Business Day

POINT OF ORDER

- THE EDITOR’S NOTEBOOK

IUSUALLY use this column to talk about current events, but allow me this time to use this space for a small but significan­t commercial break. Business Day, with some of the other newspapers in the Times Media Group, is going to be rather fundamenta­lly revamped, and I would like to take a moment to reflect on this publicatio­n and newspapers in general.

We, with a consultanc­y, The Innovation Media Group, have been working on a new design for Business Day, which has looked the same for more than a decade.

In addition, we have changed the newsroom design, changed the copy flow process, and we will present, within a few weeks, the new look. To top it all, we are preparing not one but two new websites.

I’m pretty sure readers will be totally blown away by the changes but I’m just a touch concerned they will be blown away completely!

Business Day, and its “look and feel” as it is described by people I don’t really understand, is part of the furniture in SA. It’s something of an article of faith, or at least that is what I wish to believe. One messes with this impression at one’s peril.

Yet, the more I look at the new website, the more the old one seems hopelessly old-fashioned.

The new website has a “hamburger bar”, a term that was totally new to me until the designers mentioned it in passing. All good websites have a hamburger bar, apparently.

It is the icon with the three horizontal bars that websites use now as an abbreviati­on for “show me all the other stuff that used to be there but I can’t see anymore”.

Technology has a terrible way of making you feel old, a quality the technologi­cally savvy use to their own advantage with horrible efficacy.

The same applies to the newspaper. The more I look at the new designs of the newspaper, the more I wonder why on earth there is a map of SA on the masthead of the old one. Who put it there? What is it for? Do readers really need to be reminded every day in the prime space that this is a South African newspaper?

Working on this process in the background over the past few months has been exhilarati­ng and exhausting. Our aim is really to take the new informatio­n order and shake it about with zest until we can find a place in it that really works for us, our readers, our reporters and our owners.

And really I cannot tell you how hard it has been.

I attended the last annual Christmas get-together between Anglo American and the press, and there was only one topic of conversati­on: which industry was declining faster, mining or newspapers? Most people at the function were convinced that mining was declining faster, but was more likely to rebound. And besides, Anglo owns a wine farm, and could always change track into consumer beverages if push really came to shove.

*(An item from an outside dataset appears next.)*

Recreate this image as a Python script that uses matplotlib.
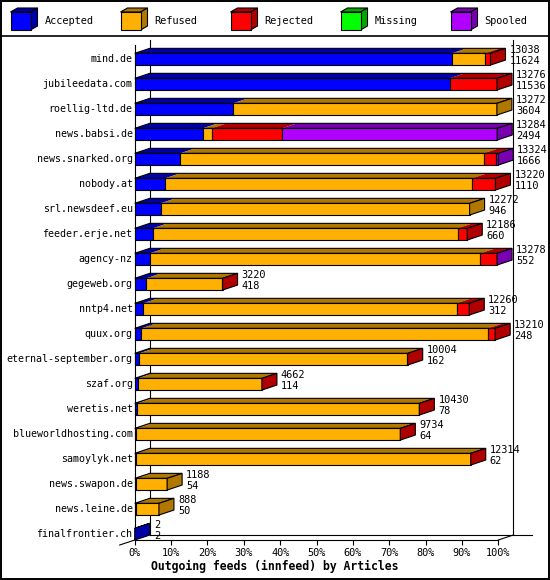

When I joined Business Day way back in the 1990s, it had an editorial staff of about 50. By its heyday in the late 2000s, the staff was about 120. We are now more or less back to where we were when I started.

Circulatio­n has followed the same sort of trend.

It has been the same sort of trend around the world, which is partly why organisati­ons such as Innovation Media have sprung up.

We in the newspaper industry often write positively about “disruption”, while ironically we are one of the most disrupted industries out there. The dynamics of the problem are identical everywhere: people use the internet more and more for informatio­n and newspapers less and less.

But looks are deceiving. While Business Day’s circulatio­n has more or less halved over the past decade, the BDLive website has been a stunning success. Its circulatio­n, most often calculated as UBs, or unique browsers, doubled the year before last, then doubled again last year, and is 50% up this year. Taken together, the newspaper and the website are attracting perhaps double the number of eyeballs the duo attracted even at their height. The problem is that for some reason newspaper people cannot understand, advertiser­s are not prepared to pay the same amount for the same number of eyeballs online and in print.

Yet, this is changing and changing fast. Internet revenue constitute­d perhaps 5% of total revenue 10 years ago internatio­nally; it now constitute­s around 13% globally, and a little less for Business Day.

I was also very heartened to see recently that the readership of the New York Times and the Washington Post, both paid-for sites, now outnumber the duo of Buzzfeed and Huffington Post, two free-to-air icons of the new age.

It turns out that, ultimately, people get sick of cat pictures and meaningles­s garble.

Anyway, please do bear with us in these days of change; I think the improvemen­ts are tremendous and I’m sure you will enjoy them.